• WHAT YOU ARE ASKED TO DO
Set down the data below without change, skipping the pictures it holds.
◆ ◆ ◆ ◆ ◆
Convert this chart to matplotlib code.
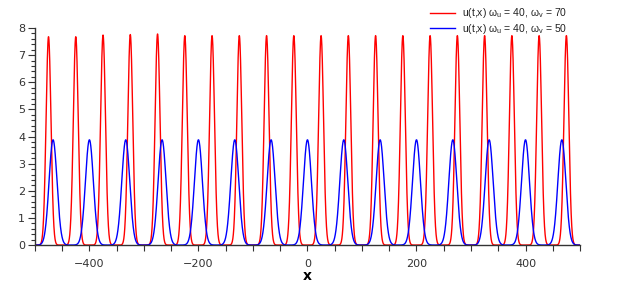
import numpy as np
import matplotlib
matplotlib.use("Agg")
import matplotlib.pyplot as plt
from matplotlib.ticker import MultipleLocator

# Peak data
red_centers = [-475, -425, -375, -325, -275, -225, -175, -125, -75, -25,
               25, 75, 125, 175, 225, 275, 325, 375, 425, 475]
red_heights = [7.68, 7.68, 7.74, 7.76, 7.78, 7.72, 7.72, 7.72, 7.72, 7.72,
               7.72, 7.72, 7.72, 7.72, 7.72, 7.72, 7.72, 7.72, 7.72, 7.72]
red_width = 4.5
blue_centers = [-466.7, -400, -333.3, -266.7, -200, -133.3, -66.7, 0,
                66.7, 133.3, 200, 266.7, 333.3, 400, 466.7]
blue_heights = [3.88] * 15
blue_width = 7.3

x_range = (-500, 500)
label_red = r"u(t,x) ω$_\mathregular{u}$ = 40, ω$_\mathregular{v}$ = 70"
label_blue = r"u(t,x) ω$_\mathregular{u}$ = 40, ω$_\mathregular{v}$ = 50"

x = np.linspace(x_range[0], x_range[1], 8001)

def train(centers, heights, w):
    y = np.zeros_like(x)
    for c, h in zip(centers, heights):
        y += h * np.exp(-0.5 * ((x - c) / w) ** 2)
    return y

plt.rcParams['font.family'] = ['DejaVu Sans']
fig = plt.figure(figsize=(6.23, 2.89), dpi=100)
ax = fig.add_axes([0.056, 0.152, 0.875, 0.751])
ax.plot(x, train(red_centers, red_heights, red_width), color='#ff0000', lw=1.0, label=label_red)
ax.plot(x, train(blue_centers, blue_heights, blue_width), color='#0000ff', lw=1.0, label=label_blue)

ax.set_xlim(*x_range)
ax.set_ylim(0, 8)
ax.xaxis.set_major_locator(MultipleLocator(200))
ax.xaxis.set_minor_locator(MultipleLocator(50))
ax.yaxis.set_major_locator(MultipleLocator(1))
ax.yaxis.set_minor_locator(MultipleLocator(0.2))
for s in ['top', 'right']:
    ax.spines[s].set_visible(False)
for s in ['left', 'bottom']:
    ax.spines[s].set_color('#333333')
    ax.spines[s].set_linewidth(1.0)
ax.tick_params(which='major', length=5, width=0.8, color='#333333', labelsize=8, labelcolor='#333333', pad=2)
ax.tick_params(which='minor', length=3, width=0.8, color='#333333')
ax.tick_params(axis='x', which='both', length=4)
ax.tick_params(axis='x', which='major', pad=6)
ax.set_xlabel('x', fontsize=10, fontweight='bold', labelpad=0)

leg = ax.legend(loc='upper left', bbox_to_anchor=(0.725, 1.1), frameon=False,
                prop={'family': ['Liberation Sans'], 'size': 7.5},
                handlelength=2.4, handletextpad=0.7, labelspacing=0.12, borderaxespad=0,
                borderpad=0)
for t in leg.get_texts():
    t.set_color('#222222')
fig.savefig('out.png', dpi=100)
◆ ◆ ◆ ◆ ◆
• ANSWER BELOW
Convert this chart to matplotlib code.
import numpy as np
import matplotlib
matplotlib.use("Agg")
import matplotlib.pyplot as plt
from matplotlib.ticker import MultipleLocator

# Peak data
red_centers = [-475, -425, -375, -325, -275, -225, -175, -125, -75, -25,
               25, 75, 125, 175, 225, 275, 325, 375, 425, 475]
red_heights = [7.68, 7.68, 7.74, 7.76, 7.78, 7.72, 7.72, 7.72, 7.72, 7.72,
               7.72, 7.72, 7.72, 7.72, 7.72, 7.72, 7.72, 7.72, 7.72, 7.72]
red_width = 4.5
blue_centers = [-466.7, -400, -333.3, -266.7, -200, -133.3, -66.7, 0,
                66.7, 133.3, 200, 266.7, 333.3, 400, 466.7]
blue_heights = [3.88] * 15
blue_width = 7.3

x_range = (-500, 500)
label_red = r"u(t,x) ω$_\mathregular{u}$ = 40, ω$_\mathregular{v}$ = 70"
label_blue = r"u(t,x) ω$_\mathregular{u}$ = 40, ω$_\mathregular{v}$ = 50"

x = np.linspace(x_range[0], x_range[1], 8001)

def train(centers, heights, w):
    y = np.zeros_like(x)
    for c, h in zip(centers, heights):
        y += h * np.exp(-0.5 * ((x - c) / w) ** 2)
    return y

plt.rcParams['font.family'] = ['DejaVu Sans']
fig = plt.figure(figsize=(6.23, 2.89), dpi=100)
ax = fig.add_axes([0.056, 0.152, 0.875, 0.751])
ax.plot(x, train(red_centers, red_heights, red_width), color='#ff0000', lw=1.0, label=label_red)
ax.plot(x, train(blue_centers, blue_heights, blue_width), color='#0000ff', lw=1.0, label=label_blue)

ax.set_xlim(*x_range)
ax.set_ylim(0, 8)
ax.xaxis.set_major_locator(MultipleLocator(200))
ax.xaxis.set_minor_locator(MultipleLocator(50))
ax.yaxis.set_major_locator(MultipleLocator(1))
ax.yaxis.set_minor_locator(MultipleLocator(0.2))
for s in ['top', 'right']:
    ax.spines[s].set_visible(False)
for s in ['left', 'bottom']:
    ax.spines[s].set_color('#333333')
    ax.spines[s].set_linewidth(1.0)
ax.tick_params(which='major', length=5, width=0.8, color='#333333', labelsize=8, labelcolor='#333333', pad=2)
ax.tick_params(which='minor', length=3, width=0.8, color='#333333')
ax.tick_params(axis='x', which='both', length=4)
ax.tick_params(axis='x', which='major', pad=6)
ax.set_xlabel('x', fontsize=10, fontweight='bold', labelpad=0)

leg = ax.legend(loc='upper left', bbox_to_anchor=(0.725, 1.1), frameon=False,
                prop={'family': ['Liberation Sans'], 'size': 7.5},
                handlelength=2.4, handletextpad=0.7, labelspacing=0.12, borderaxespad=0,
                borderpad=0)
for t in leg.get_texts():
    t.set_color('#222222')
fig.savefig('out.png', dpi=100)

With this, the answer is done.